### PROBLEM DETAILS
Leave out all pictures. Return exactly the lines from the top of the material through the line containing "80, 90, 100];".

·····

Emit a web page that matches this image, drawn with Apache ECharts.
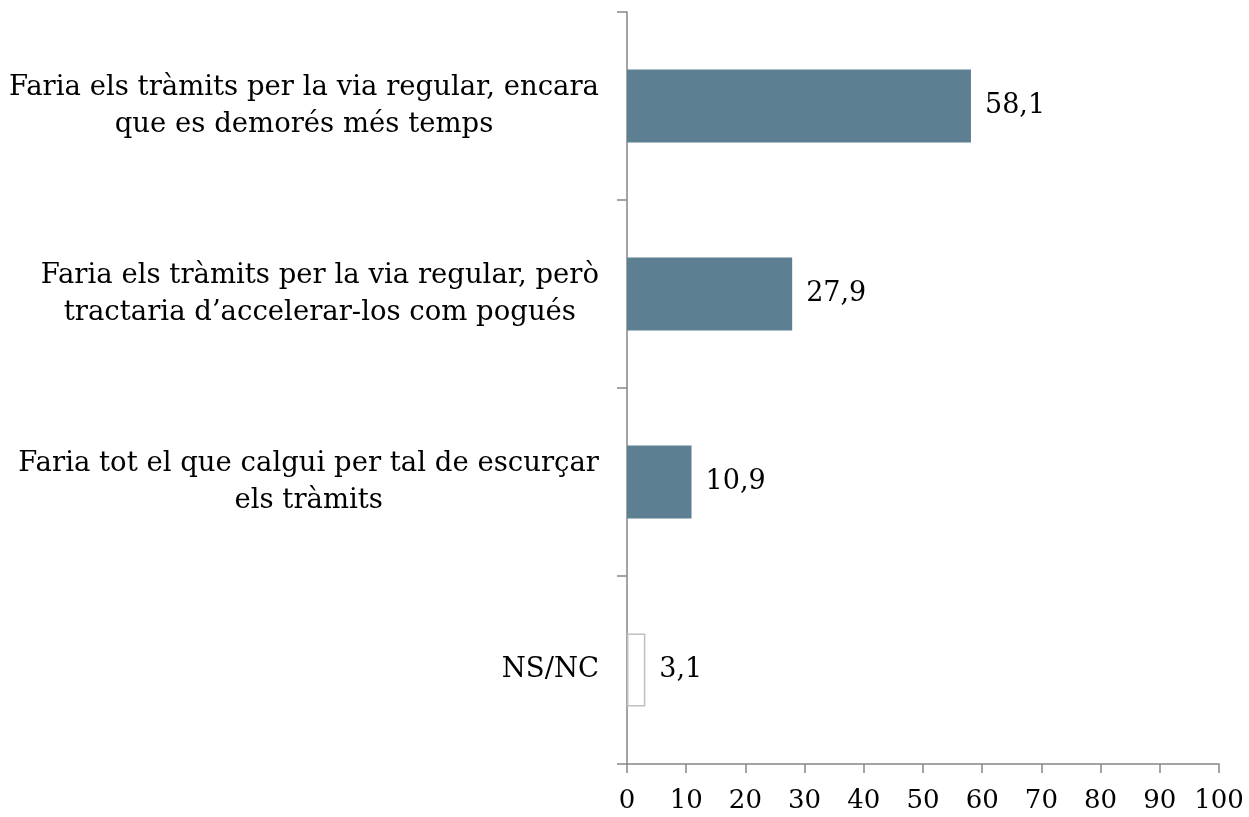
<!DOCTYPE html>
<html lang="ca">
<head>
<meta charset="UTF-8">
<title>Tràmits</title>
<style>
  html, body { margin: 0; padding: 0; background: #fff; }
  #chart { width: 1249px; height: 817px; }
</style>
</head>
<body>
<div id="chart"></div>
<script src="https://cdn.jsdelivr.net/npm/echarts@6/dist/echarts.min.js"></script>
<script>
var categories = [
  'Faria els tràmits per la via regular, encara\nque es demorés més temps',
  'Faria els tràmits per la via regular, però\ntractaria d\u2019accelerar-los com pogués',
  'Faria tot el que calgui per tal de escurçar\nels tràmits',
  'NS/NC'
];
var values = [58.1, 27.9, 10.9, 3.1];
var xTicks = [0, 10, 20, 30, 40, 50, 60, 70, 80, 90, 100];

var font = "'DejaVu Serif', 'Liberation Serif', serif";
var axisColor = '#868686';

var chart = echarts.init(document.getElementById('chart'));

var barData = values.map(function (v, i) {
  if (i === values.length - 1) {
    return { value: v, itemStyle: { color: '#ffffff', borderColor: '#c0c0c0', borderWidth: 1.5 } };
  }
  return { value: v };
});

chart.setOption({
  animation: false,
  grid: { left: 627, right: 30, top: 12, bottom: 53 },
  xAxis: {
    type: 'value',
    min: xTicks[0],
    max: xTicks[xTicks.length - 1],
    interval: 10,
    splitLine: { show: false },
    axisLine: { show: true, lineStyle: { color: axisColor, width: 1.5 } },
    axisTick: { show: true, length: 9, lineStyle: { color: axisColor, width: 1.5 } },
    axisLabel: { color: '#000', fontFamily: font, fontSize: 26, margin: 24 }
  },
  yAxis: {
    type: 'category',
    inverse: true,
    data: categories,
    axisLine: { show: true, lineStyle: { color: axisColor, width: 1.5 } },
    axisTick: { show: true, length: 10, alignWithLabel: false, lineStyle: { color: axisColor, width: 1.5 } },
    axisLabel: {
      margin: 28,
      formatter: function (v) { return '{c|' + v + '}'; },
      rich: {
        c: { color: '#000', fontFamily: font, fontSize: 27.5, lineHeight: 37, align: 'center' }
      }
    }
  },
  series: [{
    type: 'bar',
    data: barData,
    barWidth: 73,
    itemStyle: { color: '#5c7f92' },
    label: {
      show: true,
      position: 'right',
      distance: 14,
      color: '#000',
      fontFamily: font,
      fontSize: 27,
      formatter: function (p) { return String(p.value).replace('.', ','); }
    }
  }]
});
</script>
</body>
</html>
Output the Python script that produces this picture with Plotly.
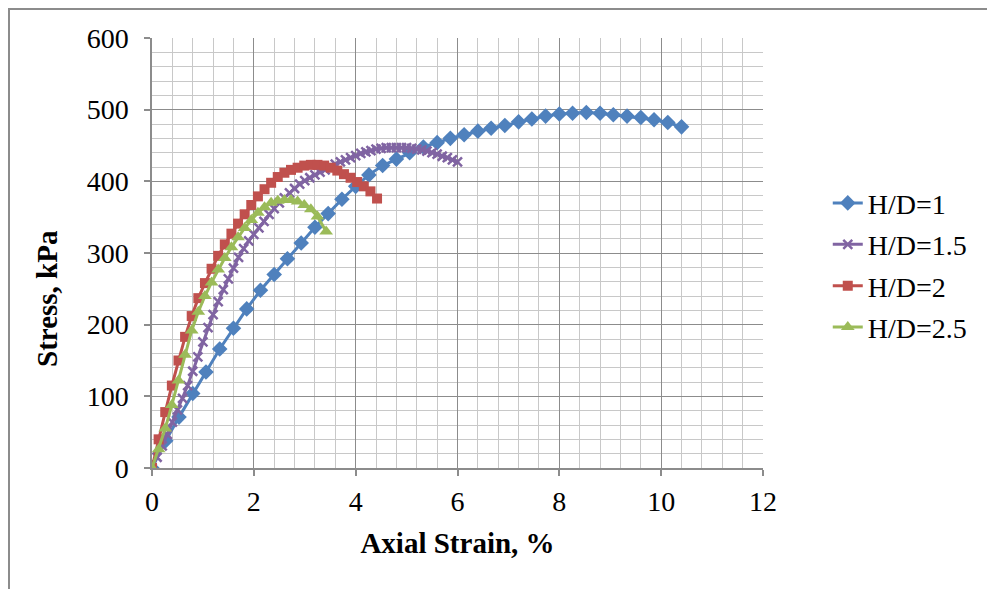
import plotly.graph_objects as go

# Stress–strain curves for four specimen slenderness ratios
strain_hd1 = [0.00, 0.27, 0.53, 0.80, 1.06, 1.33, 1.60, 1.86, 2.13, 2.40,
              2.66, 2.93, 3.20, 3.46, 3.73, 4.00, 4.26, 4.53, 4.80, 5.06,
              5.33, 5.60, 5.86, 6.13, 6.40, 6.66, 6.93, 7.20, 7.46, 7.73,
              8.00, 8.26, 8.53, 8.80, 9.06, 9.33, 9.60, 9.86, 10.13, 10.40]
stress_hd1 = [0, 38, 71, 104, 134, 166, 195, 222, 248, 270,
              292, 314, 336, 355, 375, 393, 409, 422, 431, 440,
              448, 454, 460, 465, 470, 474, 478, 483, 487, 491,
              494, 495, 496, 495, 493, 491, 489, 486, 482, 476]

strain_hd15 = [0.0, 0.1, 0.2, 0.3, 0.4, 0.5, 0.6, 0.7, 0.8, 0.9,
               1.0, 1.1, 1.2, 1.3, 1.4, 1.5, 1.6, 1.7, 1.8, 1.9,
               2.0, 2.1, 2.2, 2.3, 2.4, 2.5, 2.6, 2.7, 2.8, 2.9,
               3.0, 3.1, 3.2, 3.3, 3.4, 3.5, 3.6, 3.7, 3.8, 3.9,
               4.0, 4.1, 4.2, 4.3, 4.4, 4.5, 4.6, 4.7, 4.8, 4.9,
               5.0, 5.1, 5.2, 5.3, 5.4, 5.5, 5.6, 5.7, 5.8, 5.9, 6.0]
stress_hd15 = [0, 15, 31, 47, 64, 81, 97, 115, 135, 155,
               176, 196, 214, 232, 249, 264, 279, 294, 306, 317,
               326, 335, 344, 354, 362, 370, 377, 384, 390, 396,
               401, 405, 409, 413, 416, 420, 424, 427, 430, 433,
               436, 439, 441, 443, 445, 446, 447, 447, 447, 447,
               447, 446, 445, 444, 442, 440, 438, 435, 433, 430, 427]

strain_hd2 = [0.00, 0.13, 0.26, 0.39, 0.52, 0.65, 0.78, 0.91, 1.04, 1.17,
              1.30, 1.43, 1.56, 1.69, 1.82, 1.95, 2.08, 2.21, 2.34, 2.47,
              2.60, 2.73, 2.86, 2.99, 3.12, 3.25, 3.38, 3.51, 3.64, 3.77,
              3.90, 4.03, 4.16, 4.29, 4.42]
stress_hd2 = [0, 40, 78, 115, 150, 183, 212, 237, 258, 278,
              296, 312, 327, 341, 354, 367, 379, 389, 398, 406,
              412, 416, 419, 422, 423, 423, 422, 419, 415, 410,
              405, 399, 393, 386, 376]

strain_hd25 = [0.00, 0.13, 0.26, 0.39, 0.52, 0.65, 0.78, 0.91, 1.04, 1.17,
               1.30, 1.43, 1.56, 1.69, 1.82, 1.95, 2.08, 2.21, 2.34, 2.47,
               2.60, 2.73, 2.86, 2.99, 3.12, 3.25, 3.42]
stress_hd25 = [0, 26, 55, 88, 122, 158, 192, 218, 240, 259,
               277, 293, 308, 322, 335, 346, 356, 364, 370, 373,
               374, 374, 372, 367, 361, 351, 330]

series = [
    ("H/D=1", strain_hd1, stress_hd1, "#4F81BD", "diamond", 12),
    ("H/D=1.5", strain_hd15, stress_hd15, "#8064A2", "x-thin", 9),
    ("H/D=2", strain_hd2, stress_hd2, "#C0504D", "square", 10),
    ("H/D=2.5", strain_hd25, stress_hd25, "#9BBB59", "triangle-up", 12),
]

x_ticks = [0, 2, 4, 6, 8, 10, 12]
y_ticks = [0, 100, 200, 300, 400, 500, 600]

FONT = "Liberation Serif, Times New Roman, serif"

fig = go.Figure()
for i, (name, xs, ys, color, symbol, size) in enumerate(series):
    fig.add_trace(go.Scatter(
        x=xs, y=ys, name=name, mode="lines+markers",
        legendgroup=f"g{i}",
        line=dict(color=color, width=3),
        marker=dict(symbol=symbol, size=size, color=color,
                    line=dict(color=color, width=2.5 if symbol == "x-thin" else 0)),
    ))

grid_major = "#8C8C8C"
grid_minor = "#C8C8C8"

fig.update_layout(
    width=987, height=589,
    margin=dict(l=152, r=224, t=38, b=121),
    paper_bgcolor="white", plot_bgcolor="white",
    font=dict(family=FONT, size=28, color="black"),
    showlegend=True,
    legend=dict(x=1.106, y=0.674, xanchor="left", yanchor="top",
                font=dict(family=FONT, size=28, color="black"),
                tracegroupgap=2, bgcolor="rgba(0,0,0,0)"),
    xaxis=dict(
        range=[0, 12], tickvals=x_ticks, ticktext=[str(v) for v in x_ticks],
        showgrid=True, gridcolor=grid_major, gridwidth=1,
        minor=dict(dtick=0.4, showgrid=True, gridcolor=grid_minor, gridwidth=1),
        showline=True, linecolor=grid_major, linewidth=1.5,
        ticks="outside", ticklen=6, tickcolor=grid_major, tickwidth=1.5,
        ticklabelstandoff=2,
        zeroline=False,
        title=dict(text="<b>Axial Strain, %</b>", standoff=16,
                   font=dict(family=FONT, size=29)),
    ),
    yaxis=dict(
        range=[0, 600], tickvals=y_ticks, ticktext=[str(v) for v in y_ticks],
        showgrid=True, gridcolor=grid_major, gridwidth=1,
        minor=dict(dtick=20, showgrid=True, gridcolor=grid_minor, gridwidth=1),
        showline=True, linecolor=grid_major, linewidth=1.5,
        ticks="outside", ticklen=6, tickcolor=grid_major, tickwidth=1.5,
        ticklabelstandoff=10,
        zeroline=False,
    ),
    annotations=[dict(text="<b>Stress, kPa</b>", textangle=-90,
                      xref="paper", yref="paper",
                      x=(47 - 152) / 611, y=(468 - 299) / 430,
                      xanchor="center", yanchor="middle", showarrow=False,
                      font=dict(family=FONT, size=29, color="black"))],
    shapes=[dict(type="rect", xref="paper", yref="paper",
                 x0=(9 - 152) / 611, x1=2.0, y0=-1.0, y1=(468 - 9) / 430,
                 line=dict(color="#8C8C8C", width=2), fillcolor="rgba(0,0,0,0)",
                 layer="below")],
)

fig.write_html("out.html")
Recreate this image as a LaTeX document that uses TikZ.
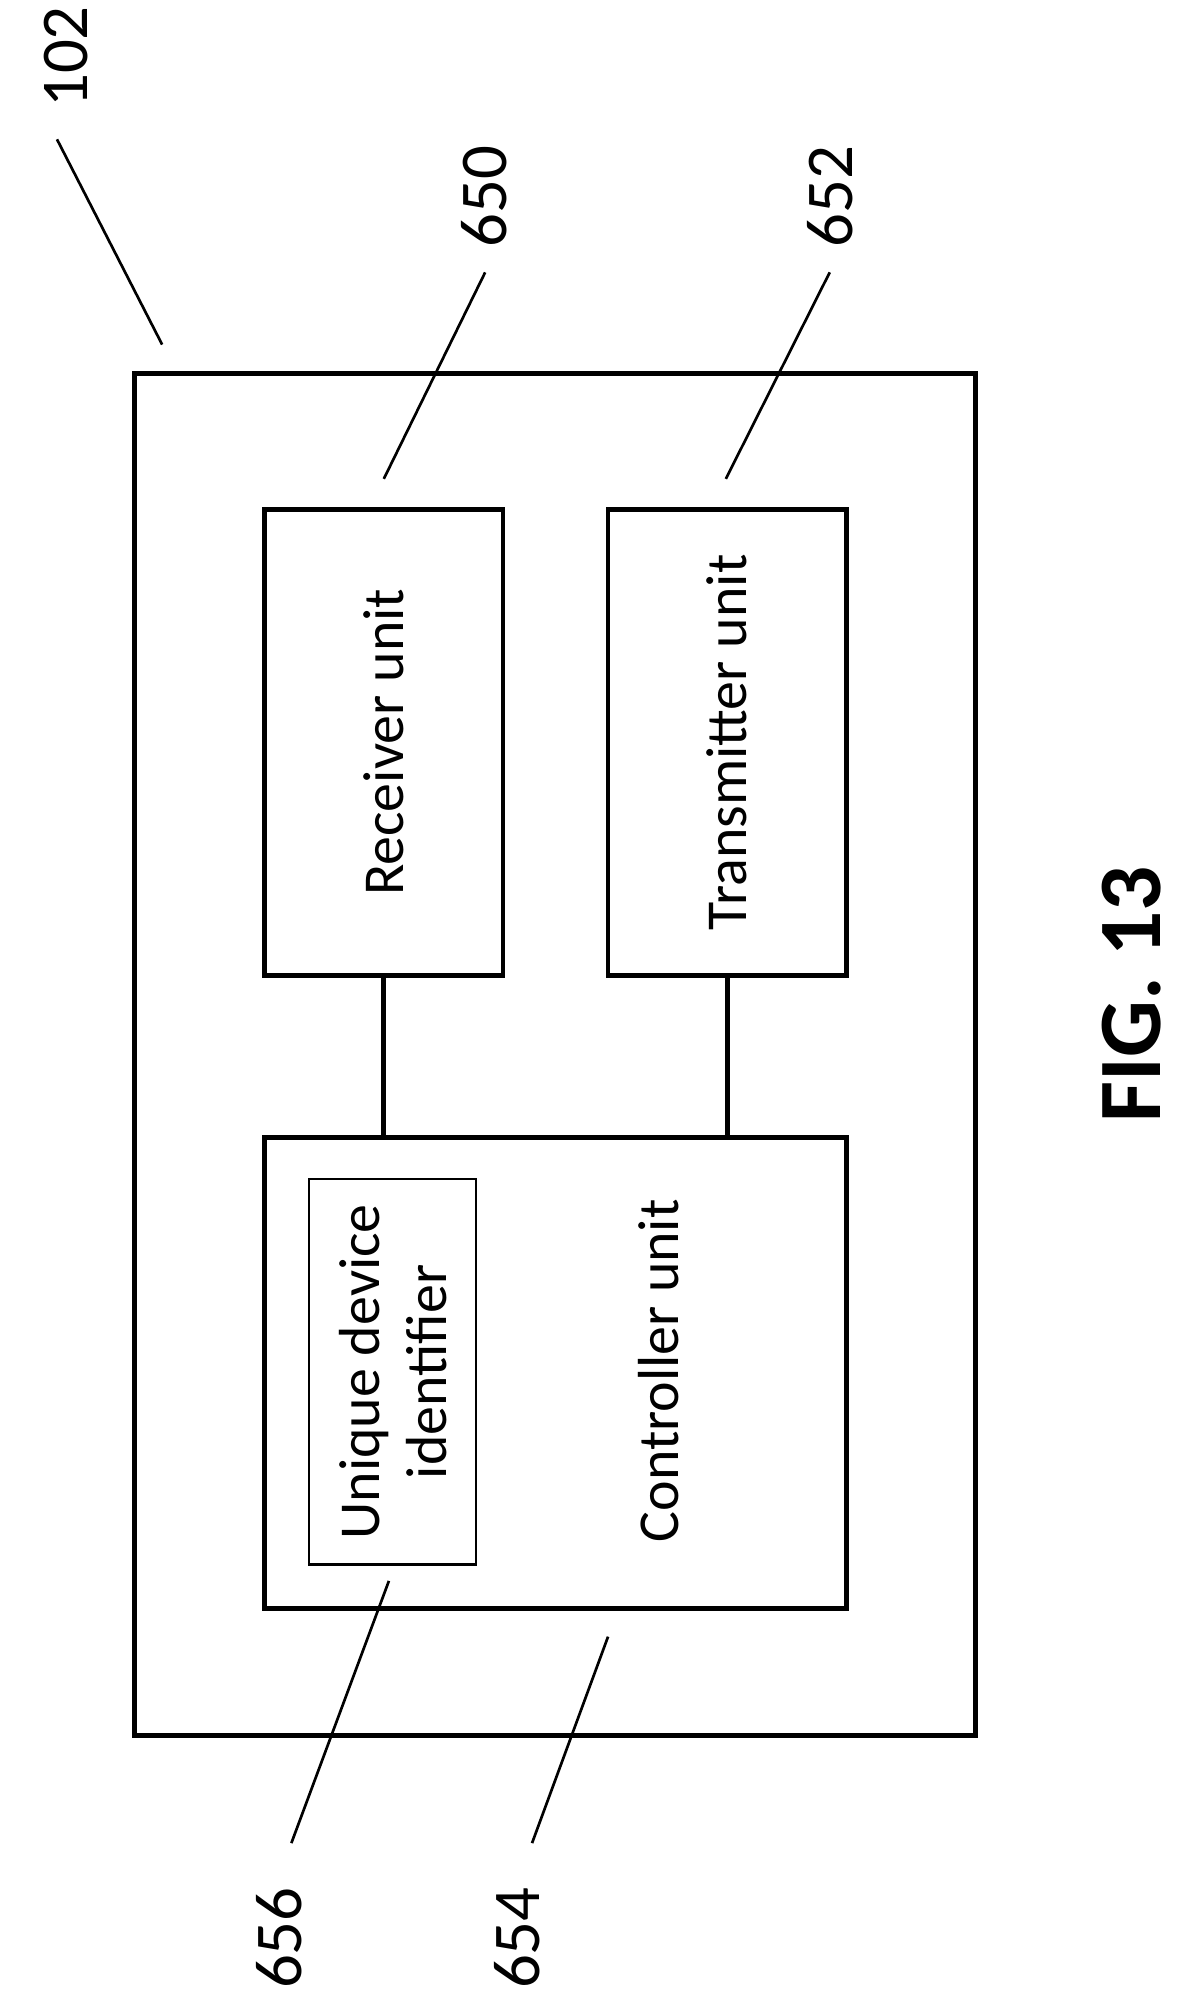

·····

### SOLUTION FOR THIS EXERCISE
Emit a web page that matches this image, drawn with Apache ECharts.
<!DOCTYPE html>
<html lang="ca">
<head>
<meta charset="UTF-8">
<title>Tràmits</title>
<style>
  html, body { margin: 0; padding: 0; background: #fff; }
  #chart { width: 1249px; height: 817px; }
</style>
</head>
<body>
<div id="chart"></div>
<script src="https://cdn.jsdelivr.net/npm/echarts@6/dist/echarts.min.js"></script>
<script>
var categories = [
  'Faria els tràmits per la via regular, encara\nque es demorés més temps',
  'Faria els tràmits per la via regular, però\ntractaria d\u2019accelerar-los com pogués',
  'Faria tot el que calgui per tal de escurçar\nels tràmits',
  'NS/NC'
];
var values = [58.1, 27.9, 10.9, 3.1];
var xTicks = [0, 10, 20, 30, 40, 50, 60, 70, 80, 90, 100];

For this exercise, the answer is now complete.